TASK TO CARRY OUT: Set out each line from the following listing that includes the word "chart".

■ ■ ■ ■ ■ ■ ■

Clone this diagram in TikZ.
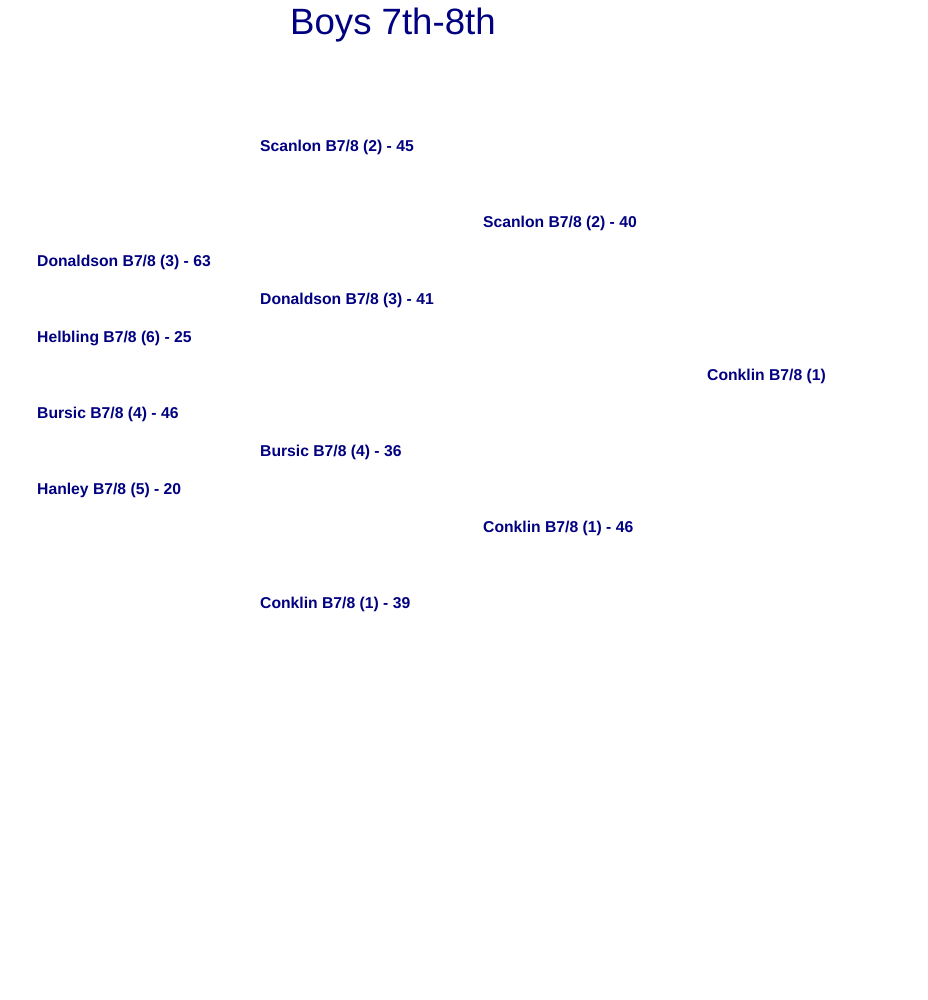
\documentclass[tikz,border=0pt]{standalone}
\usepackage{fontspec}
\setmainfont{Liberation Sans}
\usepackage{tikz}
\definecolor{navy}{RGB}{0, 0, 128}
\tikzset{
	team/.style={
		anchor=base west, inner sep=0pt, text=navy,
		font=\fontsize{15.7}{18}\selectfont\bfseries
	},
	%
	bracket title/.style={
		anchor=base west, inner sep=0pt, text=navy,
		font=\fontsize{36.6}{40}\selectfont
	}
}

\begin{document}
\begin{tikzpicture}[x=1pt, y=-1pt]
\useasboundingbox (0,0) rectangle (927,1000);
\node(title)[bracket title] at (290,35) {Boys 7th-8th};
% round 1
\node(donaldson1)[team] at (37,266) {Donaldson B7/8 (3) - 63};
\node(helbling1)[team] at (37,342) {Helbling B7/8 (6) - 25};
\node(bursic1)[team] at (37,418) {Bursic B7/8 (4) - 46};
\node(hanley1)[team] at (37,494) {Hanley B7/8 (5) - 20};
% round 2
\node(scanlon2)[team] at (260,152) {Scanlon B7/8 (2) - 45};
\node(donaldson2)[team] at (260,304) {Donaldson B7/8 (3) - 41};
\node(bursic2)[team] at (260,456) {Bursic B7/8 (4) - 36};
\node(conklin2)[team] at (260,608) {Conklin B7/8 (1) - 39};
% semifinals
\node(scanlon3)[team] at (483,228) {Scanlon B7/8 (2) - 40};
\node(conklin3)[team] at (483,532) {Conklin B7/8 (1) - 46};
% champion
\node(champion)[team] at (707,380) {Conklin B7/8 (1)};
\end{tikzpicture}
\end{document}
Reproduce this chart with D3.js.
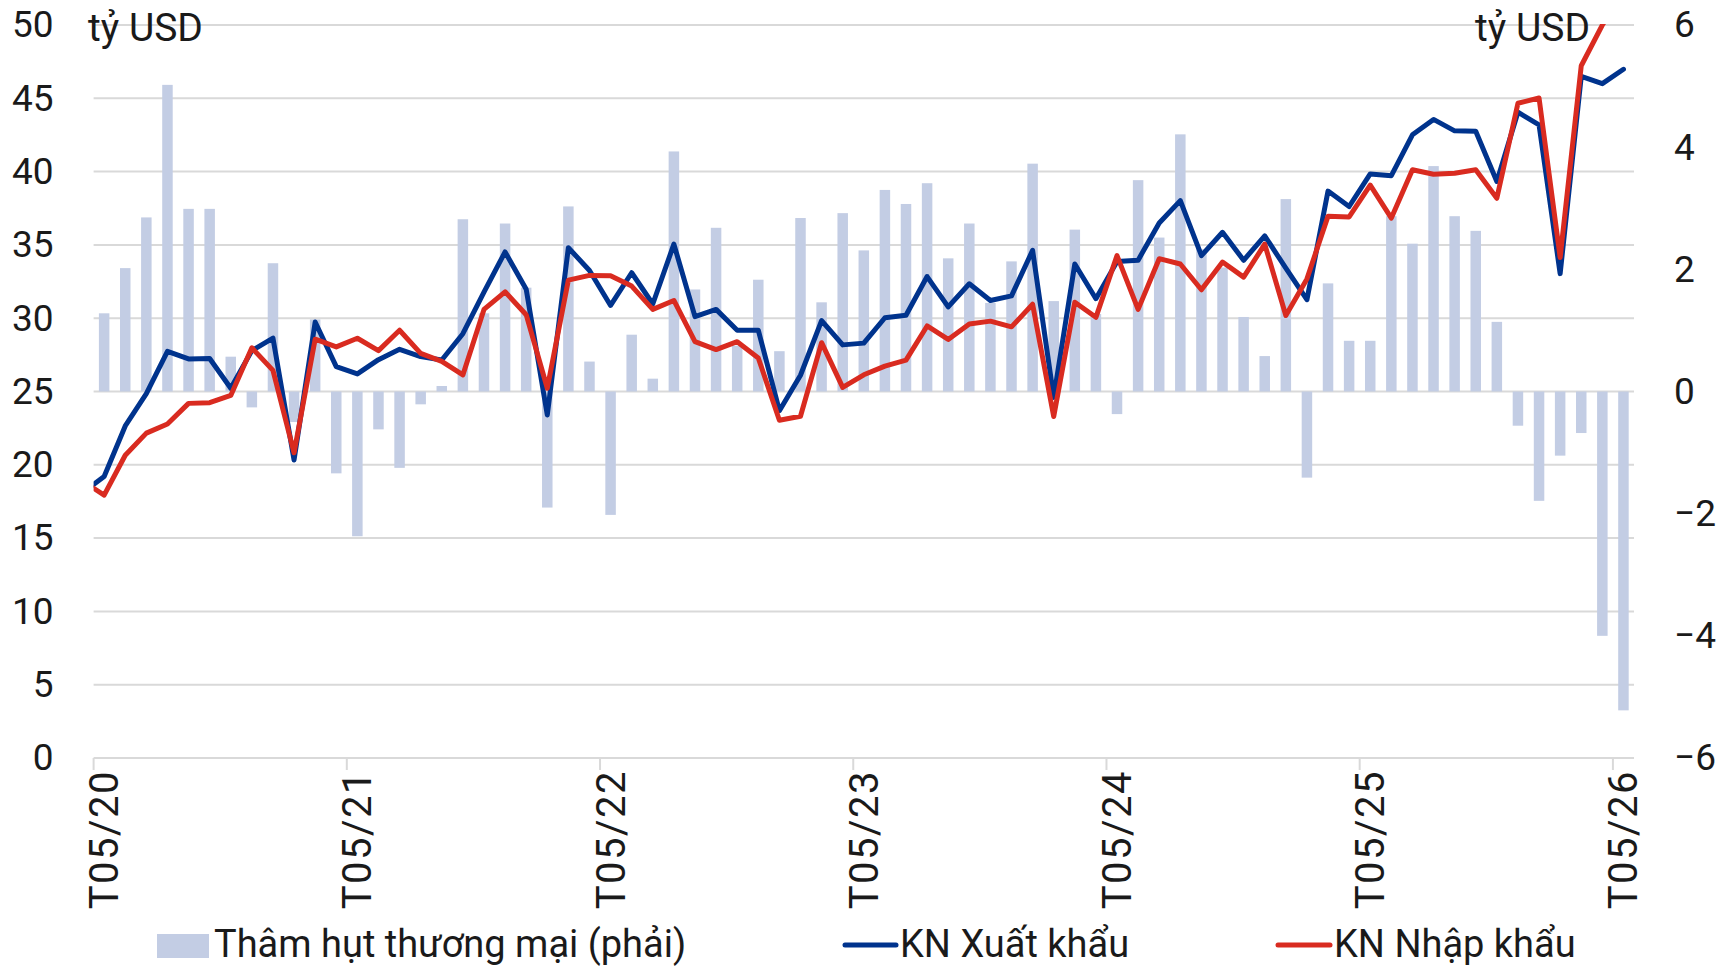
<!DOCTYPE html>
<html>
<head>
<meta charset="utf-8">
<script src="https://cdn.jsdelivr.net/npm/d3@7"></script>
<style>
  body { margin: 0; background: #fff; }
  svg { display: block; font-family: Roboto, "DejaVu Sans", sans-serif; }
</style>
</head>
<body>
<svg id="chart" width="1725" height="967"></svg>
<script>
// months shown on the axis (T05/20 .. T05/26)
const months = [
  "T05/20","T06/20","T07/20","T08/20","T09/20","T10/20","T11/20","T12/20",
  "T01/21","T02/21","T03/21","T04/21","T05/21","T06/21","T07/21","T08/21","T09/21","T10/21","T11/21","T12/21",
  "T01/22","T02/22","T03/22","T04/22","T05/22","T06/22","T07/22","T08/22","T09/22","T10/22","T11/22","T12/22",
  "T01/23","T02/23","T03/23","T04/23","T05/23","T06/23","T07/23","T08/23","T09/23","T10/23","T11/23","T12/23",
  "T01/24","T02/24","T03/24","T04/24","T05/24","T06/24","T07/24","T08/24","T09/24","T10/24","T11/24","T12/24",
  "T01/25","T02/25","T03/25","T04/25","T05/25","T06/25","T07/25","T08/25","T09/25","T10/25","T11/25","T12/25",
  "T01/26","T02/26","T03/26","T04/26","T05/26"
];
// month before the first one, only its line segment peeks into the plot
const prevMonth = "T04/20";
const tickLabels = ["T05/20","T05/21","T05/22","T05/23","T05/24","T05/25","T05/26"];

// export value, bn USD (left axis)
const exportsPrev = 18.12;
const exportsVal = [
  19.2, 22.65, 24.85, 27.74, 27.22, 27.25, 25.22, 27.79, 28.64, 20.33, 29.74, 26.7,
  26.2, 27.17, 27.88, 27.38, 27.15, 28.94, 31.78, 34.52, 31.98, 23.4, 34.81, 33.25,
  30.87, 33.1, 30.97, 35.05, 30.11, 30.6, 29.18, 29.18, 23.69, 26.11, 29.83, 28.18,
  28.3, 30.03, 30.2, 32.84, 30.77, 32.35, 31.21, 31.52, 34.63, 24.6, 33.7, 31.33,
  33.86, 33.96, 36.5, 38.02, 34.27, 35.86, 33.95, 35.62, 33.41, 31.26, 38.67, 37.62,
  39.84, 39.72, 42.51, 43.56, 42.78, 42.75, 39.33, 44.05, 43.19, 33.04, 46.49, 46.0,
  46.98
];
// import value, bn USD (left axis)
const importsPrev = 18.87;
const importsVal = [
  17.93, 20.65, 22.16, 22.78, 24.19, 24.24, 24.73, 27.98, 26.44, 20.82, 28.57, 28.04,
  28.63, 27.79, 29.18, 27.6, 27.05, 26.13, 30.6, 31.8, 30.24, 25.22, 32.6, 32.92,
  32.9, 32.19, 30.6, 31.21, 28.4, 27.86, 28.4, 27.29, 23.04, 23.31, 28.33, 25.28,
  26.14, 26.73, 27.14, 29.47, 28.55, 29.6, 29.8, 29.41, 30.95, 23.3, 31.09, 30.06,
  34.27, 30.6, 34.06, 33.7, 31.94, 33.83, 32.8, 35.05, 30.18, 32.68, 36.96, 36.91,
  39.08, 36.83, 40.13, 39.82, 39.89, 40.13, 38.18, 44.66, 45.02, 34.14, 47.22, 50.0,
  52.2
];
// trade balance, bn USD (right axis)
const balanceVal = [
  1.28, 2.02, 2.85, 5.02, 2.99, 2.99, 0.57, -0.26, 2.1, -0.5, 1.18, -1.34,
  -2.37, -0.62, -1.25, -0.21, 0.09, 2.82, 1.28, 2.75, 1.7, -1.9, 3.03, 0.49,
  -2.02, 0.93, 0.21, 3.93, 1.67, 2.68, 0.75, 1.83, 0.66, 2.84, 1.46, 2.92,
  2.31, 3.3, 3.07, 3.41, 2.18, 2.75, 1.45, 2.13, 3.73, 1.48, 2.65, 1.27,
  -0.37, 3.46, 2.52, 4.21, 2.33, 2.03, 1.22, 0.58, 3.15, -1.41, 1.77, 0.83,
  0.83, 2.87, 2.42, 3.69, 2.87, 2.63, 1.14, -0.56, -1.79, -1.05, -0.68, -4.0,
  -5.22
];
const leftTicks = [0, 5, 10, 15, 20, 25, 30, 35, 40, 45, 50];
const rightTicks = [-6, -4, -2, 0, 2, 4, 6];
const gridTicks = [0, 5, 10, 15, 20, 25, 30, 35, 40, 45, 50];

const names = {
  bar: "Thâm hụt thương mại (phải)",
  exp: "KN Xuất khẩu",
  imp: "KN Nhập khẩu",
  unit: "tỷ USD"
};

const colors = { bar: "#c3cde4", exp: "#00338d", imp: "#d92b20", grid: "#d9d9d9", text: "#1a1a1a" };

const svg = d3.select("#chart");
const plotL = 93.6, plotR = 1634, plotT = 25, plotB = 758;
const step = (plotR - plotL) / months.length;

// band scale includes the previous month just left of the plot
const x = d3.scaleBand()
  .domain([prevMonth, ...months])
  .range([plotL - step, plotR])
  .paddingInner(0);
const cx = m => x(m) + x.bandwidth() / 2;

const yL = d3.scaleLinear().domain([0, 50]).range([plotB, plotT]);
const yR = d3.scaleLinear().domain([-6, 6]).range([plotB, plotT]);

// clip for the lines
svg.append("defs").append("clipPath").attr("id", "plotClip")
  .append("rect")
  .attr("x", plotL).attr("y", plotT - 1)
  .attr("width", plotR - plotL).attr("height", plotB - plotT + 1);

// gridlines
svg.append("g").selectAll("line")
  .data(gridTicks)
  .join("line")
  .attr("x1", plotL).attr("x2", plotR)
  .attr("y1", d => yL(d)).attr("y2", d => yL(d))
  .attr("stroke", colors.grid)
  .attr("stroke-width", 2);

// x tick marks at band edges
svg.append("g").selectAll("line")
  .data(tickLabels)
  .join("line")
  .attr("x1", d => x(d)).attr("x2", d => x(d))
  .attr("y1", plotB).attr("y2", plotB + 12)
  .attr("stroke", colors.grid)
  .attr("stroke-width", 2);

// bars (right axis)
const barW = 10.5;
svg.append("g").selectAll("rect")
  .data(months.map((m, i) => ({ m, v: balanceVal[i] })))
  .join("rect")
  .attr("x", d => cx(d.m) - barW / 2)
  .attr("width", barW)
  .attr("y", d => Math.min(yR(d.v), yR(0)))
  .attr("height", d => Math.abs(yR(d.v) - yR(0)))
  .attr("fill", colors.bar);

// lines
const line = d3.line().x(d => cx(d.m)).y(d => yL(d.v));
const expData = [{ m: prevMonth, v: exportsPrev }, ...months.map((m, i) => ({ m, v: exportsVal[i] }))];
const impData = [{ m: prevMonth, v: importsPrev }, ...months.map((m, i) => ({ m, v: importsVal[i] }))];

const lines = svg.append("g").attr("clip-path", "url(#plotClip)");
lines.append("path")
  .datum(expData)
  .attr("fill", "none")
  .attr("stroke", colors.exp)
  .attr("stroke-width", 5)
  .attr("stroke-linejoin", "round")
  .attr("stroke-linecap", "round")
  .attr("d", line);
lines.append("path")
  .datum(impData)
  .attr("fill", "none")
  .attr("stroke", colors.imp)
  .attr("stroke-width", 5)
  .attr("stroke-linejoin", "round")
  .attr("stroke-linecap", "round")
  .attr("d", line);

// left axis
const axL = svg.append("g")
  .attr("transform", `translate(${plotL - 40},0)`)
  .call(d3.axisLeft(yL).tickValues(leftTicks).tickSize(0).tickPadding(0));
axL.select(".domain").remove();
axL.selectAll("text")
  .attr("fill", colors.text)
  .style("font-size", "37px")
  .style("font-family", "Roboto");

// right axis
const axR = svg.append("g")
  .attr("transform", `translate(${plotR + 40},0)`)
  .call(d3.axisRight(yR).tickValues(rightTicks).tickSize(0).tickPadding(0));
axR.select(".domain").remove();
axR.selectAll("text")
  .attr("fill", colors.text)
  .style("font-size", "37px")
  .style("font-family", "Roboto");

// x labels, rotated
svg.append("g").selectAll("text")
  .data(tickLabels)
  .join("text")
  .attr("transform", d => `translate(${cx(d) + 14},${plotB + 12}) rotate(-90)`)
  .attr("text-anchor", "end")
  .attr("fill", colors.text)
  .style("font-size", "40px")
  .style("letter-spacing", "1.5px")
  .text(d => d);

// unit labels
svg.append("text")
  .attr("x", 88).attr("y", 41)
  .attr("fill", colors.text)
  .style("font-size", "39px")
  .text(names.unit);
svg.append("text")
  .attr("x", 1590).attr("y", 41)
  .attr("text-anchor", "end")
  .attr("fill", colors.text)
  .style("font-size", "39px")
  .text(names.unit);

// legend
const legend = svg.append("g");
legend.append("rect")
  .attr("x", 157).attr("y", 934).attr("width", 52).attr("height", 24)
  .attr("fill", colors.bar);
legend.append("text")
  .attr("x", 214).attr("y", 957)
  .attr("fill", colors.text)
  .style("font-size", "38px")
  .text(names.bar);

legend.append("line")
  .attr("x1", 845).attr("x2", 896).attr("y1", 945).attr("y2", 945)
  .attr("stroke", colors.exp).attr("stroke-width", 5).attr("stroke-linecap", "round");
legend.append("text")
  .attr("x", 900).attr("y", 957)
  .attr("fill", colors.text)
  .style("font-size", "38px")
  .text(names.exp);

legend.append("line")
  .attr("x1", 1278).attr("x2", 1330).attr("y1", 945).attr("y2", 945)
  .attr("stroke", colors.imp).attr("stroke-width", 5).attr("stroke-linecap", "round");
legend.append("text")
  .attr("x", 1334).attr("y", 957)
  .attr("fill", colors.text)
  .style("font-size", "38px")
  .text(names.imp);
</script>
</body>
</html>
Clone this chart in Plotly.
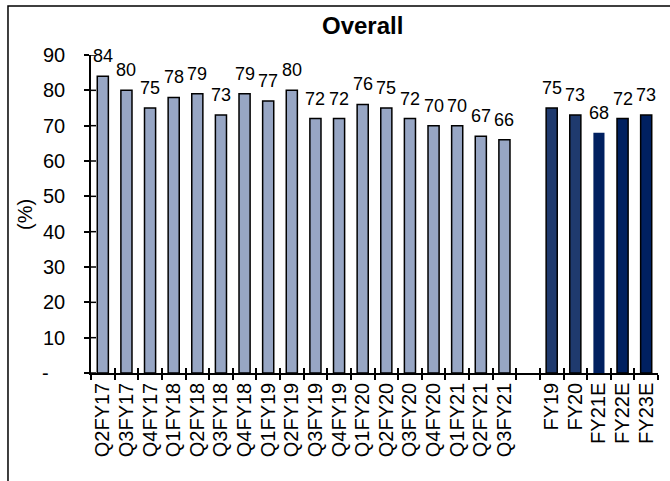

■ ■ ■ ■ ■ ■ ■

TASK OUTPUT:
Reproduce this chart with D3.js.
<svg id="chart" width="1725" height="967"></svg>
const svg = d3.select("#chart");
Clone this chart in Plotly.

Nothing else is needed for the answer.